Run the "Three-Way Match" test on a sample of supplier payments. Randomly select 20 invoices. For each, can you instantly locate the matching Purchase Order and Goods Received Note? If the match isn't perfect (quantities, prices, dates align) or you can't find one piece within a few minutes, your documentation process is failing under pressure. This is a concrete stress test.
We use a modern cloud accounting platform. Doesn't that automatically solve the documentation problem?
Not at all. The platform is a tool, not a process. I've seen companies on the slickest software with total chaos because they still email PDFs around and never attach them to the transaction record.

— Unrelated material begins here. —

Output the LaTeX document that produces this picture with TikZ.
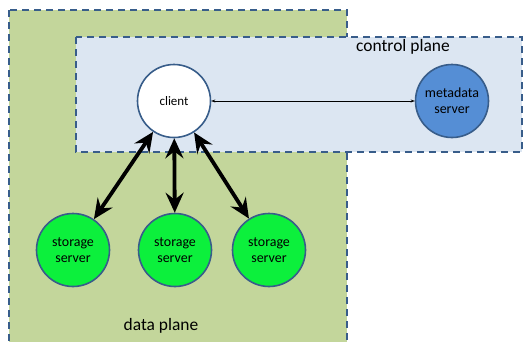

The software can enforce rules (like requiring an attachment before posting), but you must configure and enforce those rules. Garbage in, garbage out still applies.
What's the one document most commonly missing in revenue recognition that triggers audit adjustments?
Evidence of delivery or performance completion for services. You have a signed contract and an invoice. But for recognizing revenue under standards like IFRS 15 or ASC 606, you need proof your obligation is fulfilled. That's often a customer sign-off on a delivery note, a project completion certificate, or a timesheet signed by the client. Its absence forces auditors to delay revenue recognition, directly hitting your reported earnings.
Our team says chasing perfect documentation slows us down versus competitors. How do we balance speed and compliance?
This is a false dichotomy. The initial slowdown to build a proper process is an investment. The perpetual, chaotic slowdown is the cost of not having one. The "fast" competitor who cuts corners will eventually hit a regulatory wall, a failed audit, or a lawsuit where they can't defend their position. Their speed is an illusion of risk. True efficiency is a fast, repeatable, and controlled process. Start by documenting the 20% of transactions that represent 80% of the value and risk—get those perfect. Streamline the rest with simpler checklists.
Ultimately, treating documentation as a bureaucratic afterthought is a strategic error. The presence of a clear, consistent, and complete paper trail is the most visible indicator of a controlled, trustworthy, and efficient financial operation. Its absence is the clearest warning sign of underlying risk. You can't fix what you can't see, and you can't prove what you didn't document. Start looking for the missing links in your chain today.